Finally got to see that first episode of Dollhouse. And while I agree with some of the criticisms here, I do feel a bit more positive about the show's likelihood of becoming more engaging as more episodes are aired. I'll always yearn to see what Joss Whedon's own vision of the story was, though, if only Fox hadn't interfered.

There's a long interview posted here where many reporters questioned him about the show and I found it enlightening. But perhaps my own personal history and my enduring love for Buffy and Firefly are what sustain my hopes for Dollhouse's success. Not sure I can separate myself from a passionate desire to have more people exposed to information about mind control programing and sexual trafficking.

I just wish that the concepts didn't always have to be wrapped up in high-tech sci-fi window dressing (referring back to the late My Own Worst Enemy). Knowledge of how to program a mind (especially a young, traumatized mind) has probably existed for thousands of years, albeit within secretive groups. And there's probably been human sexual trafficking as long as there have been patriarchal human societies.

After reading the interview linked to above, I'm pretty sure that Whedon knows more than a little about the covert mind control programs and has read some survivor bios.
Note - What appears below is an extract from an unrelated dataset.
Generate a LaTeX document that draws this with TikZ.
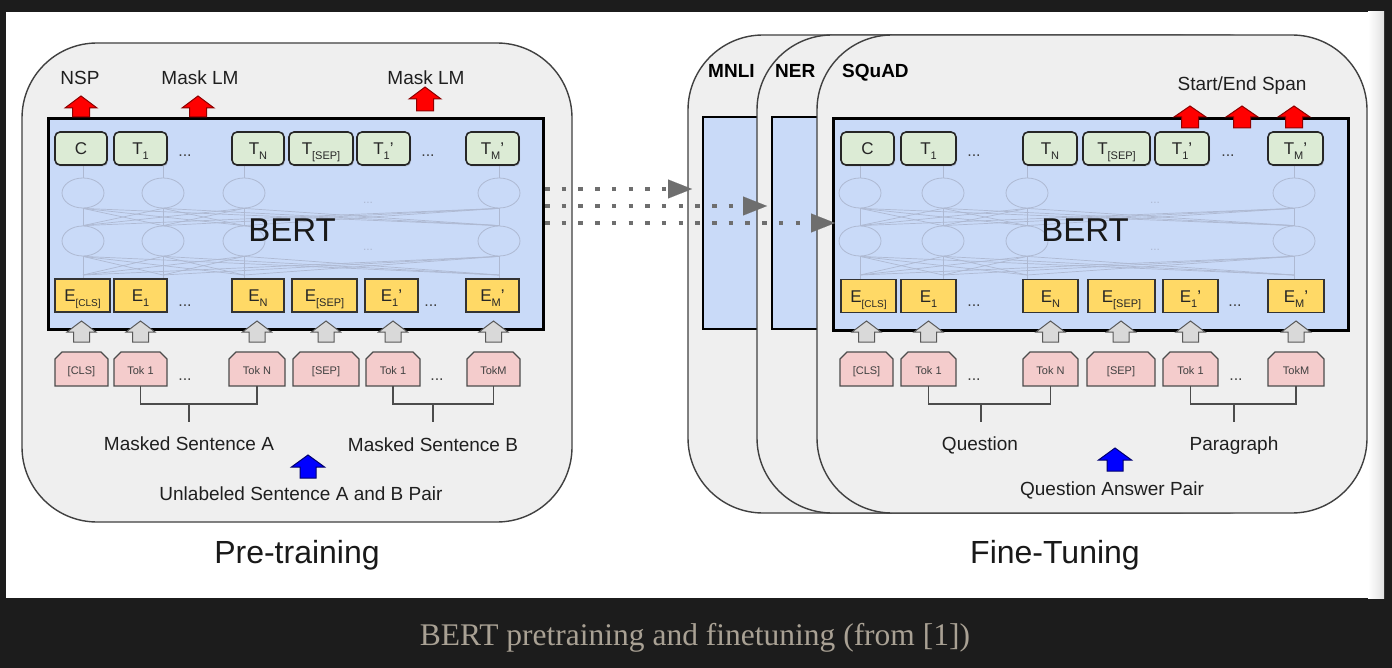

He uses the terms "handler" and "programmer" correctly and makes a brief reference to "the most dangerous game" (talked about by Cathy O'Brien) as the plot of a future show. Has anyone here ever heard this "sport" discussed in a non-mind-controlled-slave context?

So while it's possible to argue that Whedon is "part of the system" and therefore "part of the problem" it's also true that millions of viewers who've never heard of the historical programs before will obtain at least a superficial knowledge of the concept and some of the terms. The show will never be as tawdry as the reality of sexual slavery, but I doubt if most people are anywhere near ready to discover how many ordinary little American girls and boys have been sold into it since the 50's. If this show's sci-fi-ed version of that ugly reality does nothing else, it might prepare minds to learn about the real thing.

Just my current thoughts--I hope the show continues to be discussed here, since it's one of the few places online where a significant proportion of posters and lurkers are at least somewhat aware of MKULTRA history.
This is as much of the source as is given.